▶ **TASK BRIEF**
Find the string "with" and gather every line that holds it.

▶ **MATERIAL PROVIDED**
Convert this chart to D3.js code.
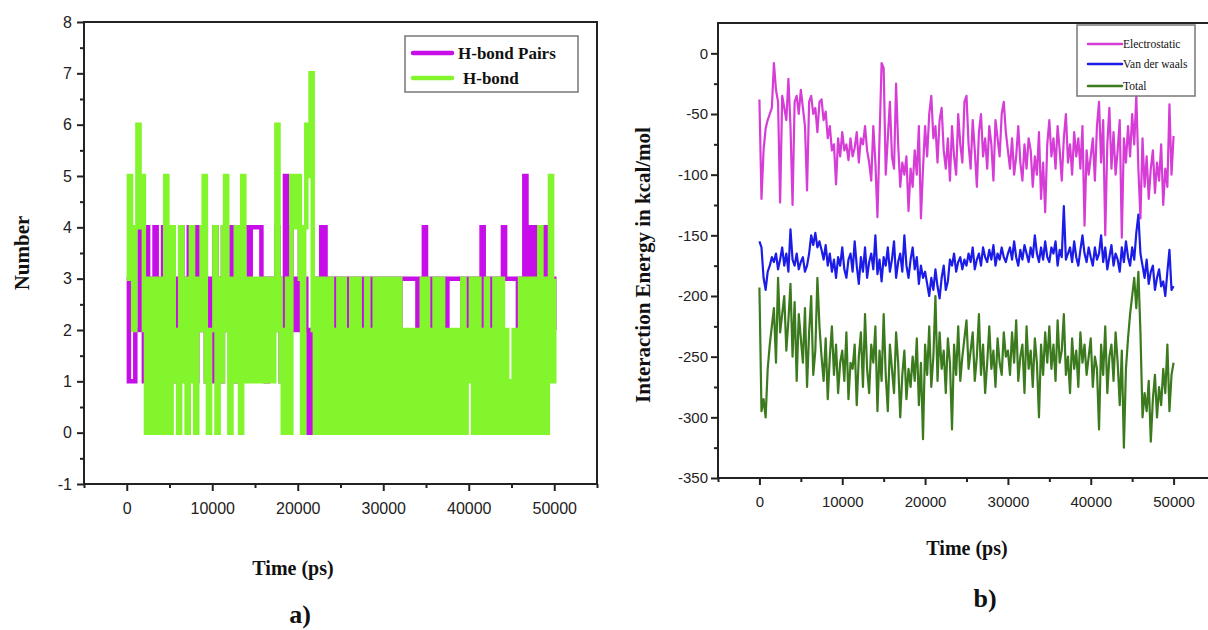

* * *

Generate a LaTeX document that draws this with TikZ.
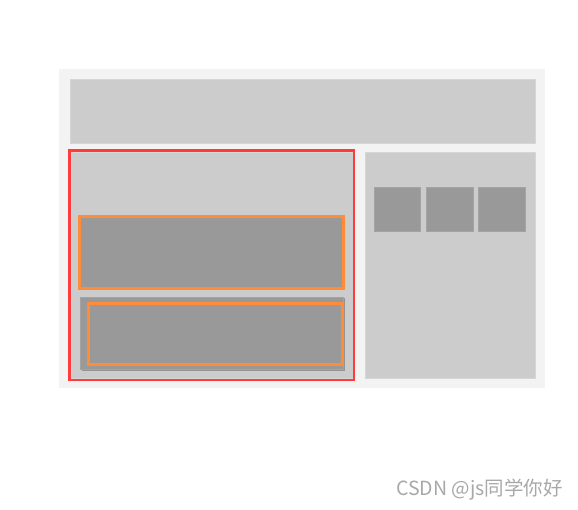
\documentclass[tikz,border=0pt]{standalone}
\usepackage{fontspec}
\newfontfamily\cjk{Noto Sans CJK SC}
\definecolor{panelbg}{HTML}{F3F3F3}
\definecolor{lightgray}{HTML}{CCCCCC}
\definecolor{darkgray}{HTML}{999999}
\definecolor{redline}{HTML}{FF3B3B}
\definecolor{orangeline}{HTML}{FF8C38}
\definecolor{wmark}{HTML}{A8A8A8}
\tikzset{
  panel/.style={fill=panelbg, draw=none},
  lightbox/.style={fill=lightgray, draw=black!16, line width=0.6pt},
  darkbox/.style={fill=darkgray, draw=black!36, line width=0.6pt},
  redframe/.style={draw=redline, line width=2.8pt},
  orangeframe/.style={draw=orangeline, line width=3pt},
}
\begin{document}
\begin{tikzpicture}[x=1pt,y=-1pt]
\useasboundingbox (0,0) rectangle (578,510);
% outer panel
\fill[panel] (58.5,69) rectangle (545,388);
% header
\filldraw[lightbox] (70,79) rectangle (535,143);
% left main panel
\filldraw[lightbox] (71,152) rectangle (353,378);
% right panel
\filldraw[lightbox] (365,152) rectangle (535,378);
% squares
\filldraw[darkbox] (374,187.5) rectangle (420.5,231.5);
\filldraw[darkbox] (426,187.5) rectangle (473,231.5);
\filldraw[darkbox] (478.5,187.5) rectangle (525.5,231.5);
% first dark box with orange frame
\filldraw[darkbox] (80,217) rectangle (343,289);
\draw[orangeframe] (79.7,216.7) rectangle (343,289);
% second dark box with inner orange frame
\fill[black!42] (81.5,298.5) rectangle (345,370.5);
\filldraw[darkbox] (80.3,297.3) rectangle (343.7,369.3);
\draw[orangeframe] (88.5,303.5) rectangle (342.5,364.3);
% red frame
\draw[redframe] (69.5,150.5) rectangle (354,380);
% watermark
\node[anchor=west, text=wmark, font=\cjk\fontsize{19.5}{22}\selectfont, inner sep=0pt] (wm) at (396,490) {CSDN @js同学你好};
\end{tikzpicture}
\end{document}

---

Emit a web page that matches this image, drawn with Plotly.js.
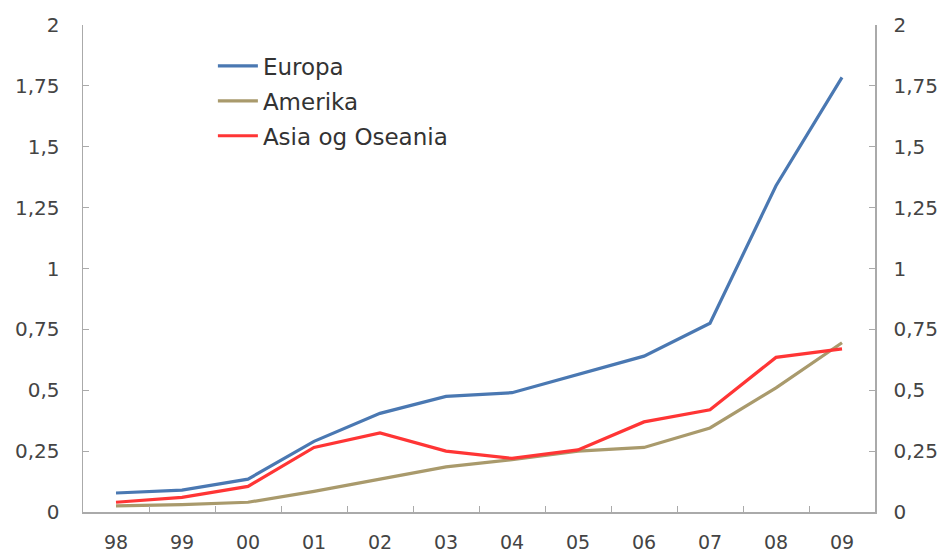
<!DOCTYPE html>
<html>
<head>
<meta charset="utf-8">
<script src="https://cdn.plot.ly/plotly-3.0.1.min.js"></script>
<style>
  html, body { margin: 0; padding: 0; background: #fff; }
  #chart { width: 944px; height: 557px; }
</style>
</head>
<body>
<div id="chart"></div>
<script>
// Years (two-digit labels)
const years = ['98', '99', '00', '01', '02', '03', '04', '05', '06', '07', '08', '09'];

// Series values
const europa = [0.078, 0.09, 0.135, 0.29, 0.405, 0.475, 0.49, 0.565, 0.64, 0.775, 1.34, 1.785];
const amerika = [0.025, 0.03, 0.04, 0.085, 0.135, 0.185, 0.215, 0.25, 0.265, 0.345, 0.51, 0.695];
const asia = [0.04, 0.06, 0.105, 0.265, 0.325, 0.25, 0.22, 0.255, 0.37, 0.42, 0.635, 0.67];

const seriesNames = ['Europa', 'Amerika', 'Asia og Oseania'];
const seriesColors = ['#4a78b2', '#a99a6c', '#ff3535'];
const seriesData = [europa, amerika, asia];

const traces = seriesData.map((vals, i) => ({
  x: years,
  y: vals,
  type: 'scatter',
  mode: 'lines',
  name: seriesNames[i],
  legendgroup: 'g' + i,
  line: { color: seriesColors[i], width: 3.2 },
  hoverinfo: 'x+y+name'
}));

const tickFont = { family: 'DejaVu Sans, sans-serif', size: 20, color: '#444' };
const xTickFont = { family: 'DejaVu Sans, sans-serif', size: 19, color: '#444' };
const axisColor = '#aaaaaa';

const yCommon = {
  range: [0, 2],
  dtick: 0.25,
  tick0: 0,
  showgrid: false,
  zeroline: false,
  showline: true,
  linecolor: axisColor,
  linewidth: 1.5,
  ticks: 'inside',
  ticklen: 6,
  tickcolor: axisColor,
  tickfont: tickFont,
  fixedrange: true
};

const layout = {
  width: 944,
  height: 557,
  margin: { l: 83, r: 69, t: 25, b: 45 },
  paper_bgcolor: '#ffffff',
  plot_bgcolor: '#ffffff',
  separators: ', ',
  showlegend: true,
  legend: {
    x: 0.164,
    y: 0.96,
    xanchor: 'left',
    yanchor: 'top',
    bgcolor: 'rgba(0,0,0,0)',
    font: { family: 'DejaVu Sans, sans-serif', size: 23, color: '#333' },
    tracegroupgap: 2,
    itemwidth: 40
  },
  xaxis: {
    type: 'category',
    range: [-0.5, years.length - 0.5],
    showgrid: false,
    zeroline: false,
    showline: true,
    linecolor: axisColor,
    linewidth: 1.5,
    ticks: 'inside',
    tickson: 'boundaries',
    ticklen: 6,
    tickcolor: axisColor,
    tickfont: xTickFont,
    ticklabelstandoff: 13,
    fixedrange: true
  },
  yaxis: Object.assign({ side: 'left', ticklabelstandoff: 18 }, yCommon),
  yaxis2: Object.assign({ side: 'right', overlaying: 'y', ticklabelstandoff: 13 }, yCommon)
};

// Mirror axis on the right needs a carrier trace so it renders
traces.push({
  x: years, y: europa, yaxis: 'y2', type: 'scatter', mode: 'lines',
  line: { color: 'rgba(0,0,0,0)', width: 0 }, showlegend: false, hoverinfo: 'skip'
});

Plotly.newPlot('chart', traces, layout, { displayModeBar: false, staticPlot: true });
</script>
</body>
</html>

▶ **WRITTEN RESPONSE**
Generate a LaTeX document that draws this with TikZ.
% first dark box with orange frame
% second dark box with inner orange frame
Emit a web page that matches this image, drawn with Plotly.js.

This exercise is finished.